Climate change ‘is here now’
The $3.5-trillion plan -- critics say it will cost much more -- includes the Democrats' climate change agenda. And some Democrats are using recent weather events -- fires out west, flooding in the east -- to convince Americans the time is now to act -- and to spend, spend, spend:
"I really think we're at an inflection point," Rep. Joe Neguse (D-Colo.) told MSNBC's Nicolle Wallace on Monday:
You see that with the hurricane in Louisiana, the flash flooding in New York and New Jersey and the historic, unprecedented wildfires my community has experienced. Two of the three largest wildfires in the history of Colorado both happening in my congressional district a mere 11 months ago.
And so I think ultimately what the scientists are telling us, in the form of the IPCC report that was released a few weeks … is that what we're seeing with our own eyes, that climate change is not some crisis that is going to occur at some unspecified date in the future. It's happening now. It is here now. It's impacting our lives each and every day.
And it is critically important for policymakers in Washington to muster the political will to do something about it. And I'm grateful for the first time in a long way, we appear poised to do precisely that through the reconciliation bill, the Build Back Better plan that the Congress is currently working on.
"Can you play that forward for us?" host Wallace asked. " How does that work? What happens immediately, and what else would you like to see happen in the near term?"
"Well, I think as I said, the IPCC report is really this red alert for humanity, right, in terms of really motivating us to do everything we can on a very short runway to avoid the more catastrophic consequences of climate change," Neguse responded:
Ultimately, that means we have to meet the moment. The $3.5 trillion reconciliation bill as has been currently outlined and is now being marked up literally as we speak, in the committees of jurisdiction in the House, I believe meets the moment.
It includes a clean energy standard at the federal level, the first time in our country's history. It would include a Conservation Climate Core, a program that emulates the 1930s-era program, something that I've worked on for the better part of the last year and a half with Ron Wyden, the senator from Oregon, a state that has also experienced devastating wildfires.
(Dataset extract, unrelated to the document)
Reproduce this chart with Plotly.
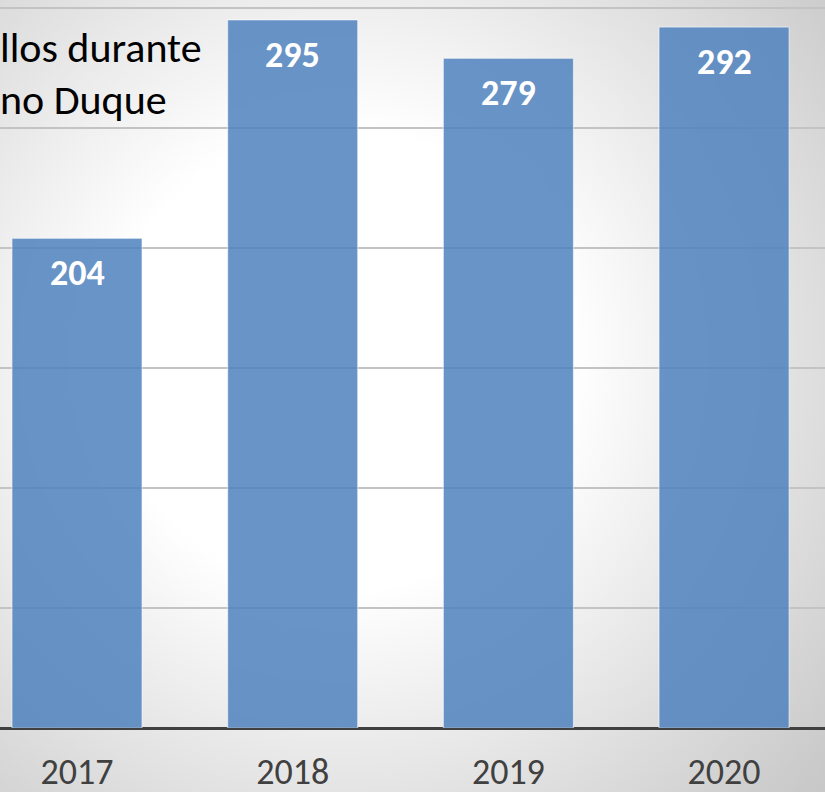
import base64
import plotly.graph_objects as go

# ---- data ----
years = ["2017", "2018", "2019", "2020"]
values = [204, 295, 279, 292]
title_lines = ["llos durante", "no Duque"]

FONT = "Carlito, Calibri, 'Open Sans', sans-serif"
W, H = 825, 792
MB = 64
PH = H - MB

svg = f'''<svg xmlns="http://www.w3.org/2000/svg" width="{W}" height="{H}" viewBox="0 0 {W} {H}" preserveAspectRatio="none">
<defs><radialGradient id="g" gradientUnits="userSpaceOnUse" cx="340" cy="360" r="640">
<stop offset="0" stop-color="#ffffff"/><stop offset="0.36" stop-color="#ffffff"/>
<stop offset="1" stop-color="#c8c8c8"/></radialGradient></defs>
<rect width="{W}" height="{H}" fill="url(#g)"/></svg>'''
src = "data:image/svg+xml;base64," + base64.b64encode(svg.encode()).decode()

fig = go.Figure()
fig.add_trace(go.Bar(
    x=years, y=values,
    marker=dict(color="rgba(79,129,189,0.85)",
                line=dict(color="rgba(255,255,255,0.6)", width=1)),
    width=0.603,
    hoverinfo="skip",
))

annotations = []
for i, v in enumerate(values):
    annotations.append(dict(
        x=i, y=v, xref="x", yref="y", text=f"<b>{v}</b>",
        showarrow=False, yanchor="middle", yshift=-35,
        font=dict(family=FONT, size=36, color="white"),
    ))
for line, base in zip(title_lines, [60, 112]):
    annotations.append(dict(x=0, y=1 - base / PH, xref="paper", yref="paper",
                            text=line, showarrow=False, xshift=-2,
                            xanchor="left", yanchor="bottom", yshift=-15,
                            font=dict(family=FONT, size=42, color="black")))

fig.update_layout(
    width=W, height=H,
    margin=dict(l=0, r=0, t=0, b=MB),
    paper_bgcolor="rgba(0,0,0,0)",
    plot_bgcolor="rgba(0,0,0,0)",
    showlegend=False,
    annotations=annotations,
    images=[dict(source=src, xref="paper", yref="paper", x=0, y=1,
                 sizex=1, sizey=H / PH, xanchor="left", yanchor="top",
                 sizing="stretch", layer="below")],
    xaxis=dict(type="category", range=[-0.357, 3.468], showgrid=False,
               zeroline=False, automargin=False,
               showline=False, ticks="outside", ticklen=12,
               tickcolor="rgba(0,0,0,0)",
               tickfont=dict(family=FONT, size=36, color="#404040")),
    yaxis=dict(range=[0, 303.3], dtick=50, showticklabels=False,
               automargin=False,
               showgrid=True, gridcolor="#c3c3c3", gridwidth=1.5,
               zeroline=True, zerolinecolor="#404040", zerolinewidth=3),
)

fig.write_html("out.html", config={"displayModeBar": False},
               post_script="document.body.style.margin='0';")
It includes a herculean investment in EV infrastructure across our country.
So were we to get the bill across the finish line to the president's desk for his signature, it would be transformational -- it would really go a long way in putting us on the path to moving the needle in the fight against climate change.
Senate Minority Leader Mitch McConnell (R-Ky.) has warned that Democrats are "playing Russian roulette with our country."
"They want to begin pushing through a reckless taxing and spending spree that was authored by our self-described socialist colleague Chairman (Bernie) Sanders," McConnell said.